Well, it’s still around. It even gets a fair bit of traffic. It averages about 100 unique visitors a day, which isn’t nothing, and every now and then reddit or hacker news remember it exists and the world briefly descends on it.

Which makes it pretty embarrassing how much we’ve been neglecting it. It’s largely just been trucking along, doing its thing, and we’ve been cheerfully ignoring it. It had a few bugs, but it basically worked and people liked it so we weren’t that worried.

We briefly tried to do a relaunch last year when the one year anniversary came up, but we got trapped into a “REDESIGN ALL THE THINGS” plan and it ended up floundering. Too much work to get back to where we started.

But not this time! Mike has been getting very excited about The Lean Startup recently, so when we got interested in doing some more work on Hammer Principle we decided to do it that way. We’ve not been terribly strict about it, but we’ve started measuring some things and making little tweaks in response to that.

To be honest the main benefit for me has been the instant feedback. Not even from the measuring so much (though it’s surprisingly addictive), just the fact that we’re iterating in small changes and features. It’s nice to see rapid progress on it again, and it motivates us to do more and to make yet more rapid progress.

Here are some of the things we’ve done:

  • Tweaked the URL schema. Not exciting for you, but google analytics and subdomain based grouping were not friends which made it hard to tell what’s going on (all old URLs should now redirect to new ones. Tell me if they don’t or you find broken links we’ve missed
  • New navigation bar between nails. It was a little hard to tell due to the aforementioned issues with old URL schema, but as far as we could tell basically no one navigated between nails. If you came for the programming languages you were unlikely to stay for the databases. This is an attempt to fix that, and it seems to be helping
  • Redesigned the colour scheme. The old one was a bit garish – it kinda made sense at the time, but as we added different colours for different nails it made much less
  • Added random assertions to the home page, giving people examples of the sort of fact the system throws out
  • Complete redesign of the comparison pages. More on this in a moment

The comparison page is the one that excites me the most. Partly because it’s the biggest change, partly because I thought the old ones were a bit shit, but mostly because I think the new ones are really quite cool.

The old comparison pages were basically a list: The top 10 statements people thought each item was better at than another.

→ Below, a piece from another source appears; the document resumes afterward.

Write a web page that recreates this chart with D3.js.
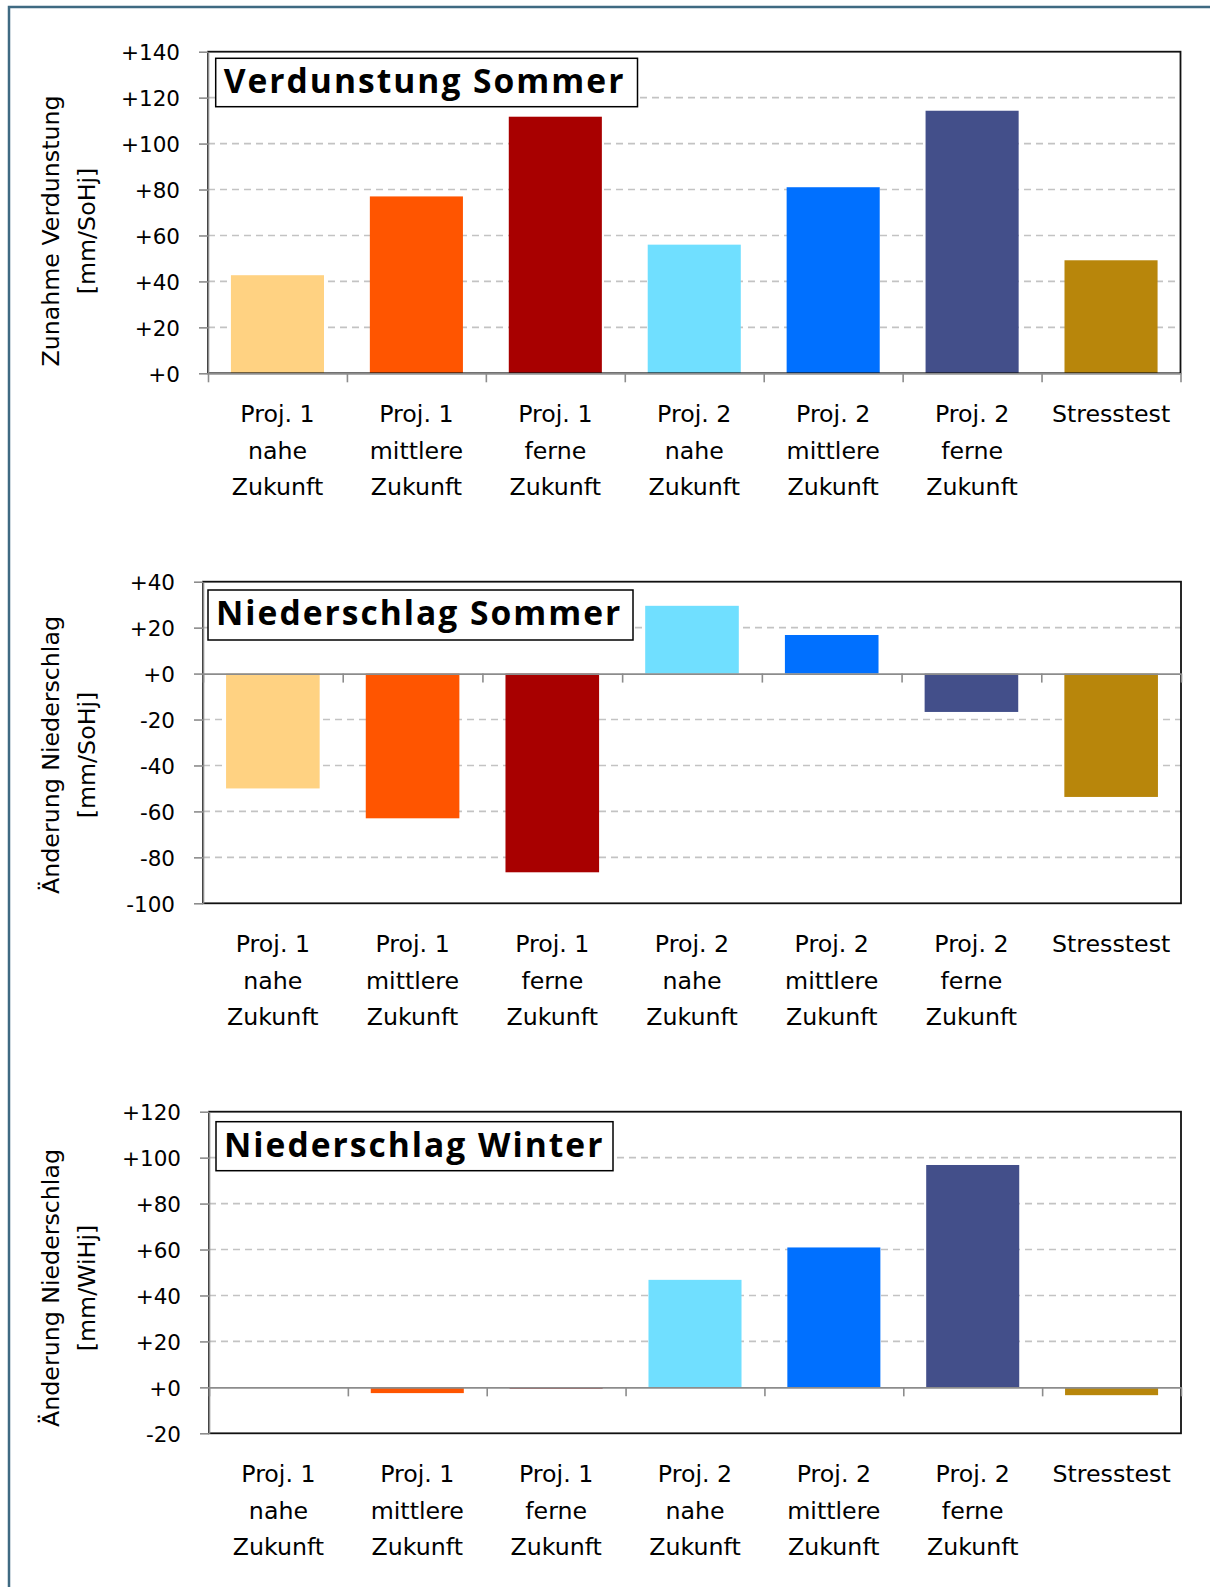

This lead to a lot of conclusion because they looked like they were suggesting these statements were empirically good for that language when that often wasn’t the case (when you’re comparing assembler and C for “this language would be good for a web project” you know you’re in trouble). It also wasn’t very informative.

The new ones however give you much more information about the breakdown between the two sides, and with less of an implication that either are good for it. It also gives you more data about what’s going on in a reasonably easy to digest way. I think the overall result is a much clearer picture of the differences between the things you’re comparing. Try comparing Ruby and Python, Git and Mercurial or Judo and Aikido.

Hopefully this is just the start. We’re building up a list of things to try and experiments to run and the result should be a variety of changes coming in the near future.